- Theatrical release poster
- Directed by: Roger Donaldson
- Screenplay by: John Briley
- Based on: Marie: A True Story by Peter Maas
- Produced by: Frank Capra Jr.
- Starring: Sissy Spacek; Jeff Daniels; Keith Szarabajka; Morgan Freeman; Fred Thompson;
- Cinematography: Chris Menges
- Edited by: Neil Travis
- Music by: Francis Lai
- Production company: Metro-Goldwyn-Mayer
- Distributed by: MGM/UA Entertainment
- Release date: September 25, 1985;
- Running time: 112 minutes
- Country: United States
- Language: English
- Budget: $12 million
- Box office: $14.2 million (worldwide rentals)

= Marie (1985 film) =

1985 film by Roger Donaldson

Marie (also known as Marie: A True Story) is a 1985 American biographical film starring Sissy Spacek as Marie Ragghianti, former head of the Tennessee Board of Pardons and Paroles, who was removed from office in 1977 after refusing to release prisoners on whose behalf bribes had been paid to aides to Governor Ray Blanton. Ragghianti, a single mother and political appointee, was hounded for refusal to cooperate with the culture of corruption with which she found herself confronted. Two of Blanton's aides, T. Edward Sisk and William Thompson, faced prosecution for their roles in the scandal. The film was based on the book Marie: A True Story by Peter Maas.

The film was directed by Roger Donaldson and written by John Briley. It also stars Jeff Daniels, Keith Szarabajka, Morgan Freeman, Fred Thompson, Lisa Banes, John Cullum, Graham Beckel and Macon McCalman.

==Plot==
In the mid 1970s, Marie Ragghianti leaves an abusive marriage and moves back home with her mother Virginia Fajardo in Tennessee to eke out a better life for herself and her three young children; Marie waited tables while also completing the degree requirements at Vanderbilt to obtain a B.A. in English and Psychology. She is unapologetic in asking a college acquaintance, Eddie Sisk, for a job, when he is appointed legal counsel for the just-elected governor Ray Blanton. In what he considers a win-win situation, Eddie offers Marie a job as the Extradition Officer for the state, which she accepts.

From there, Marie quickly moves up the chain of command, first becoming the liaison to the Governor on Parole Board recommendations - the role which is meant to be a two way street, where there is an understood quid pro quo in recommendations from the Board to the Governor, and from the Governor back to the Board - then becoming the Parole Board Chief. While working in these jobs, Marie becomes more and more uncomfortable in her working relationship with Eddie, and the Governor, who seems to be increasingly wanting parole for inmates who have no grounds to be paroled, and even worse, wanting full pardons for inmates who have no grounds to be pardoned.

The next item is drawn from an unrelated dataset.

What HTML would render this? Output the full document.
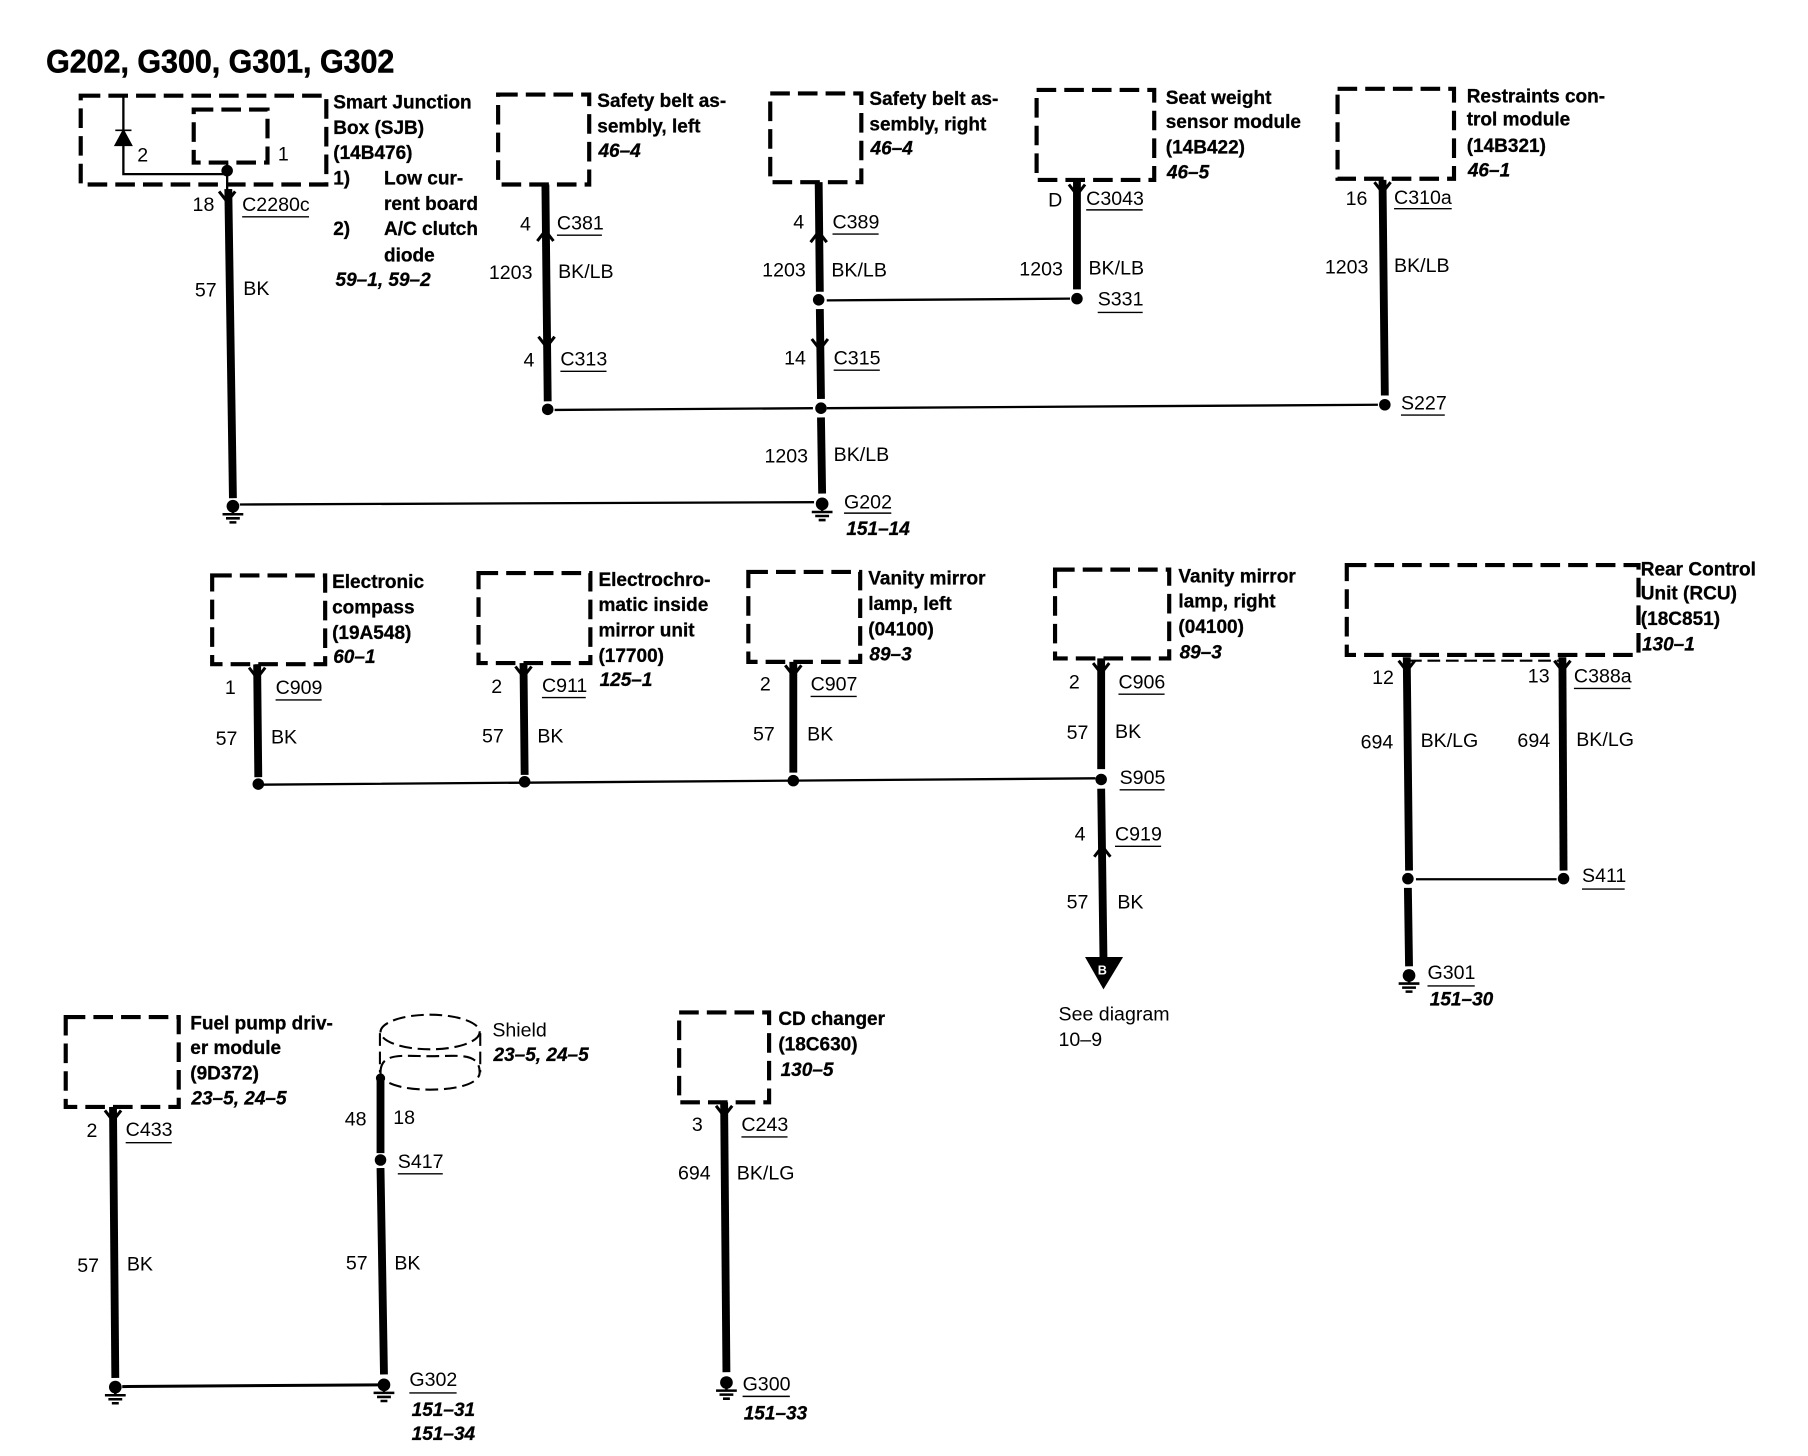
<!DOCTYPE html>
<html><head><meta charset="utf-8"><style>
html,body{margin:0;padding:0;background:#fff;width:1808px;height:1456px;overflow:hidden}
svg{display:block}
text{font-family:"Liberation Sans",sans-serif;fill:#000}
.t{font-size:28px;font-weight:bold;stroke:#000;stroke-width:.5}
.b{font-size:16.5px;font-weight:bold;stroke:#000;stroke-width:.25}
.i{font-size:16.5px;font-weight:bold;font-style:italic;stroke:#000;stroke-width:.25}
.n{font-size:17px}
.d{fill:none;stroke:#000;stroke-width:3.6;stroke-dasharray:17 7}
.s{fill:none;stroke:#000;stroke-width:1.8;stroke-dasharray:11 5}
.w{stroke:#000;stroke-width:6.8;fill:none}
.l{stroke:#000;stroke-width:2;fill:none}
.u{stroke:#000;stroke-width:1.2;fill:none}
.c{stroke:#000;stroke-width:2.4;fill:none}
</style></head><body>
<svg width="1808" height="1456" viewBox="0 0 1568 1262.7" xmlns="http://www.w3.org/2000/svg">
<defs>
<g id="g"><circle cx="0" cy="0" r="5.5" fill="#000"/><path d="M0 4V7M-9 7H9M-6 10.500H6M-3 14H3" stroke="#000" stroke-width="2.2" fill="none"/></g>
<circle id="p" r="5" fill="#000"/>
<path id="dn" d="M-7 -6L0 3L7 -6" stroke="#000" stroke-width="2.6" fill="none"/>
<path id="up" d="M-7 6L0 -3L7 6" stroke="#000" stroke-width="2.6" fill="none"/>
</defs>
<text class="t" x="40" y="63" textLength="302" lengthAdjust="spacingAndGlyphs">G202, G300, G301, G302</text>

<!-- Row 1 boxes -->
<rect class="d" x="70" y="83" width="213" height="77"/>
<rect class="d" x="168" y="95" width="64" height="46"/>
<rect class="d" x="432" y="82" width="79" height="78"/>
<rect class="d" x="668" y="81" width="79" height="77"/>
<rect class="d" x="899" y="78" width="102" height="78"/>
<rect class="d" x="1160" y="77" width="101" height="78"/>

<!-- SJB internals -->
<path class="l" d="M107 84V151H197"/>
<path d="M100 126L107 113L114 126Z M100 113H114" fill="#000" stroke="#000" stroke-width="1.5"/>
<circle cx="197" cy="148" r="5" fill="#000"/>
<path class="l" d="M197 141V165"/>
<text class="n" x="119" y="140">2</text>
<text class="n" x="241" y="139">1</text>

<!-- Row 1 wires -->
<path class="w" d="M198 164L202 432"/>
<use href="#dn" x="197" y="172"/>
<use href="#g" x="202" y="439"/>
<path class="l" d="M208 437.5L706 435.5"/>

<path class="w" d="M473 160L475 348"/>
<use href="#up" x="473" y="203"/>
<use href="#dn" x="474" y="298"/>
<use href="#p" x="475" y="355"/>
<path class="l" d="M481 355.5L705 354"/>

<path class="w" d="M710 158L711 253"/>
<use href="#up" x="710" y="204"/>
<use href="#p" x="710" y="260"/>
<path class="w" d="M711 268L712 346"/>
<use href="#dn" x="711" y="300"/>
<use href="#p" x="712" y="354"/>
<path class="w" d="M712 362L713 428"/>
<use href="#g" x="713" y="437"/>
<path class="l" d="M717 354L1195 351"/>
<path class="l" d="M717 260.500L928 259"/>

<path class="w" d="M934 156L934 251"/>
<use href="#dn" x="934" y="166"/>
<use href="#p" x="934" y="259"/>

<path class="w" d="M1199 156L1201 343"/>
<use href="#dn" x="1199" y="164"/>
<use href="#p" x="1201" y="351"/>

<!-- Row 1 labels -->
<text class="b" x="289" y="94" textLength="120" lengthAdjust="spacingAndGlyphs">Smart Junction</text>
<text class="b" x="289" y="116">Box (SJB)</text>
<text class="b" x="289" y="138">(14B476)</text>
<text class="b" x="289" y="160">1)</text>
<text class="b" x="333" y="160">Low cur-</text>
<text class="b" x="333" y="182">rent board</text>
<text class="b" x="289" y="204">2)</text>
<text class="b" x="333" y="204">A/C clutch</text>
<text class="b" x="333" y="227">diode</text>
<text class="i" x="291" y="248">59–1, 59–2</text>
<text class="n" x="167" y="183">18</text>
<text class="n" x="210" y="183">C2280c</text><path class="u" d="M210 188H268"/>
<text class="n" x="169" y="257">57</text>
<text class="n" x="211" y="256">BK</text>

<text class="b" x="518" y="93">Safety belt as-</text>
<text class="b" x="518" y="115">sembly, left</text>
<text class="i" x="519" y="136">46–4</text>
<text class="n" x="451" y="200">4</text>
<text class="n" x="483" y="199">C381</text><path class="u" d="M483 204H522"/>
<text class="n" x="424" y="242">1203</text>
<text class="n" x="484" y="241">BK/LB</text>
<text class="n" x="454" y="318">4</text>
<text class="n" x="486" y="317">C313</text><path class="u" d="M486 322H526"/>

<text class="b" x="754" y="91">Safety belt as-</text>
<text class="b" x="754" y="113">sembly, right</text>
<text class="i" x="755" y="134">46–4</text>
<text class="n" x="688" y="198">4</text>
<text class="n" x="722" y="198">C389</text><path class="u" d="M722 203H762"/>
<text class="n" x="661" y="240">1203</text>
<text class="n" x="721" y="240">BK/LB</text>
<text class="n" x="680" y="316">14</text>
<text class="n" x="723" y="316">C315</text><path class="u" d="M723 321H763"/>
<text class="n" x="663" y="401">1203</text>
<text class="n" x="723" y="400">BK/LB</text>
<text class="n" x="732" y="441">G202</text><path class="u" d="M732 445H773"/>
<text class="i" x="734" y="464">151–14</text>

<text class="b" x="1011" y="90">Seat weight</text>
<text class="b" x="1011" y="111">sensor module</text>
<text class="b" x="1011" y="133">(14B422)</text>
<text class="i" x="1012" y="155">46–5</text>
<text class="n" x="909" y="179">D</text>
<text class="n" x="942" y="178">C3043</text><path class="u" d="M942 182H991"/>
<text class="n" x="884" y="239">1203</text>
<text class="n" x="944" y="238">BK/LB</text>
<text class="n" x="952" y="265">S331</text><path class="u" d="M952 271H991"/>

<text class="b" x="1272" y="89">Restraints con-</text>
<text class="b" x="1272" y="109">trol module</text>
<text class="b" x="1272" y="132">(14B321)</text>
<text class="i" x="1273" y="153">46–1</text>
<text class="n" x="1167" y="178">16</text>
<text class="n" x="1209" y="177">C310a</text><path class="u" d="M1209 181H1259"/>
<text class="n" x="1149" y="237">1203</text>
<text class="n" x="1209" y="236">BK/LB</text>
<text class="n" x="1215" y="355">S227</text><path class="u" d="M1215 360H1253"/>

<!-- Row 2 boxes -->
<rect class="d" x="184" y="499" width="98" height="77"/>
<rect class="d" x="415" y="497" width="97" height="78"/>
<rect class="d" x="649" y="496" width="97" height="78"/>
<rect class="d" x="915" y="494" width="99" height="77"/>
<rect class="d" x="1168" y="490" width="253" height="78"/>

<!-- Row 2 wires -->
<path class="w" d="M223 576L224 674"/><use href="#dn" x="223" y="585"/><use href="#p" x="224" y="680"/>
<path class="w" d="M454 575L455 672"/><use href="#dn" x="454" y="584"/><use href="#p" x="455" y="678"/>
<path class="w" d="M688 574L688 670"/><use href="#dn" x="688" y="583"/><use href="#p" x="688" y="677"/>
<path class="w" d="M955 571L955 667"/><use href="#dn" x="955" y="581"/><use href="#p" x="955" y="676"/>
<path class="w" d="M955 684L957 832"/><use href="#up" x="956" y="737"/>
<path class="l" d="M224 680.500L688 677L950 675"/>
<path d="M941 830H974L957 858Z" fill="#000"/>
<text x="952" y="845" style="font-size:11px;font-weight:bold;fill:#fff">B</text>

<path class="w" d="M1220 570L1222 755"/><use href="#dn" x="1220" y="579"/><use href="#p" x="1221" y="762"/>
<path class="w" d="M1221 770L1222 838"/><use href="#g" x="1222" y="846"/>
<path class="w" d="M1355 570L1356 755"/><use href="#dn" x="1355" y="579"/><use href="#p" x="1356" y="762"/>
<path class="l" d="M1228 762.500H1350"/>
<path class="s" d="M1222 573H1353"/>

<!-- Row 2 labels -->
<text class="b" x="288" y="510">Electronic</text>
<text class="b" x="288" y="532">compass</text>
<text class="b" x="288" y="554">(19A548)</text>
<text class="i" x="289" y="575">60–1</text>
<text class="n" x="195" y="602">1</text>
<text class="n" x="239" y="602">C909</text><path class="u" d="M239 607H279"/>
<text class="n" x="187" y="646">57</text>
<text class="n" x="235" y="645">BK</text>

<text class="b" x="519" y="508">Electrochro-</text>
<text class="b" x="519" y="530">matic inside</text>
<text class="b" x="519" y="552">mirror unit</text>
<text class="b" x="519" y="574">(17700)</text>
<text class="i" x="520" y="595">125–1</text>
<text class="n" x="426" y="601">2</text>
<text class="n" x="470" y="600">C911</text><path class="u" d="M470 605H508"/>
<text class="n" x="418" y="644">57</text>
<text class="n" x="466" y="644">BK</text>

<text class="b" x="753" y="507">Vanity mirror</text>
<text class="b" x="753" y="529">lamp, left</text>
<text class="b" x="753" y="551">(04100)</text>
<text class="i" x="754" y="573">89–3</text>
<text class="n" x="659" y="599">2</text>
<text class="n" x="703" y="599">C907</text><path class="u" d="M703 604H743"/>
<text class="n" x="653" y="642">57</text>
<text class="n" x="700" y="642">BK</text>

<text class="b" x="1022" y="505">Vanity mirror</text>
<text class="b" x="1022" y="527">lamp, right</text>
<text class="b" x="1022" y="549">(04100)</text>
<text class="i" x="1023" y="571">89–3</text>
<text class="n" x="927" y="597">2</text>
<text class="n" x="970" y="597">C906</text><path class="u" d="M970 602H1010"/>
<text class="n" x="925" y="641">57</text>
<text class="n" x="967" y="640">BK</text>
<text class="n" x="971" y="680">S905</text><path class="u" d="M971 685H1010"/>
<text class="n" x="932" y="729">4</text>
<text class="n" x="967" y="729">C919</text><path class="u" d="M967 734H1007"/>
<text class="n" x="925" y="788">57</text>
<text class="n" x="969" y="788">BK</text>
<text class="n" x="918" y="885">See diagram</text>
<text class="n" x="918" y="907">10–9</text>

<text class="b" x="1423" y="499">Rear Control</text>
<text class="b" x="1423" y="520">Unit (RCU)</text>
<text class="b" x="1423" y="542">(18C851)</text>
<text class="i" x="1424" y="564">130–1</text>
<text class="n" x="1190" y="593">12</text>
<text class="n" x="1325" y="592">13</text>
<text class="n" x="1365" y="592">C388a</text><path class="u" d="M1365 597H1414"/>
<text class="n" x="1180" y="649">694</text>
<text class="n" x="1232" y="648">BK/LG</text>
<text class="n" x="1316" y="648">694</text>
<text class="n" x="1367" y="647">BK/LG</text>
<text class="n" x="1372" y="765">S411</text><path class="u" d="M1372 771H1409"/>
<text class="n" x="1238" y="849">G301</text><path class="u" d="M1238 855H1279"/>
<text class="i" x="1240" y="872">151–30</text>

<!-- Row 3 -->
<rect class="d" x="57" y="882" width="98" height="78"/>
<rect class="d" x="589" y="878" width="78" height="78"/>
<ellipse class="s" cx="373" cy="895" rx="43" ry="15"/>
<path class="s" d="M330 930C330 912 350 916 373 916C396 916 416 912 416 930C416 940 396 945 373 945C350 945 330 940 330 930"/>
<path class="s" d="M329.500 896V930M416.500 896V930"/>

<path class="w" d="M98 960L100 1195"/><use href="#dn" x="98" y="969"/><use href="#g" x="100" y="1203"/>
<path class="l" d="M106 1202.500L328 1201" style="stroke-width:2.6"/>
<circle cx="330" cy="935" r="4" fill="#000"/>
<path class="w" d="M330 935L330 1000"/><use href="#p" x="330" y="1006"/>
<path class="w" d="M330 1013L333 1192"/><use href="#g" x="333" y="1201"/>
<path class="w" d="M628 956L630 1190"/><use href="#dn" x="628" y="965"/><use href="#g" x="630" y="1199"/>

<text class="b" x="165" y="893">Fuel pump driv-</text>
<text class="b" x="165" y="914">er module</text>
<text class="b" x="165" y="936">(9D372)</text>
<text class="i" x="166" y="958">23–5, 24–5</text>
<text class="n" x="75" y="986">2</text>
<text class="n" x="109" y="985">C433</text><path class="u" d="M109 991H149"/>
<text class="n" x="67" y="1103">57</text>
<text class="n" x="110" y="1102">BK</text>

<text class="n" x="427" y="899">Shield</text>
<text class="i" x="428" y="920">23–5, 24–5</text>
<text class="n" x="299" y="976">48</text>
<text class="n" x="341" y="975">18</text>
<text class="n" x="345" y="1013">S417</text><path class="u" d="M345 1018H384"/>
<text class="n" x="300" y="1101">57</text>
<text class="n" x="342" y="1101">BK</text>
<text class="n" x="355" y="1202">G302</text><path class="u" d="M355 1208H396"/>
<text class="i" x="357" y="1228">151–31</text>
<text class="i" x="357" y="1249">151–34</text>

<text class="b" x="675" y="889">CD changer</text>
<text class="b" x="675" y="911">(18C630)</text>
<text class="i" x="677" y="933">130–5</text>
<text class="n" x="600" y="981">3</text>
<text class="n" x="643" y="981">C243</text><path class="u" d="M643 986H683"/>
<text class="n" x="588" y="1023">694</text>
<text class="n" x="639" y="1023">BK/LG</text>
<text class="n" x="644" y="1206">G300</text><path class="u" d="M644 1211H685"/>
<text class="i" x="645" y="1231">151–33</text>
</svg>
</body></html>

As Marie becomes more and more vocally opposed to what the Governor and Eddie want, she will learn how far they will go to silence and/or discredit her. In return, the Governor and Eddie will learn that Marie will not take what is happening to her sitting down, especially as she believes she has done nothing wrong in carrying out the responsibilities of any of her state duties.

==Cast==
- Sissy Spacek as Marie Ragghianti
- Jeff Daniels as Eddie Sisk
- Keith Szarabajka as Kevin McCormack
- Morgan Freeman as Charles Traughber
- Fred Thompson as Himself
- Lisa Banes as Toni Greer
- Trey Wilson as FBI Agent
- John Cullum as Deputy Attorney General
- Don Hood as Governor Ray Blanton
- Graham Beckel as Charlie Benson
- Macon McCalman as Murray Henderson
- Collin Wilcox Paxton as Virginia Fajardo
- Vincent Irizarry as Dave Ragghianti
- Michael P. Moran as Bill Thompson
- Clarence Felder as Jack Lowery
- Joe Sun as Tommy Pratter
- Lisa Foster as Sherry Lomax
- Leon Rippy as Gary Gerbitz
- Timothy Carhart as Clayton Dawson
- Ruby Wilson as Rose Lee Cooper
- Stephen McKinley Henderson as Mr. Cooper
- Jane Powell as Singer

==Critical reception==
Most reviewers praised Sissy Spacek's performance. Janet Maslin, writing in The New York Times, said Spacek "...evolves effortlessly from a battered young wife to a self-possessed official, and gives yet another guileless, radiant performance of unusual immediacy." Several reviewers praised the performance of Fred Thompson, who was known primarily as a peripheral figure in the United States Senate probe of the Watergate scandal. Thompson was Marie Ragghianti's attorney during the actual trial and played himself in the film.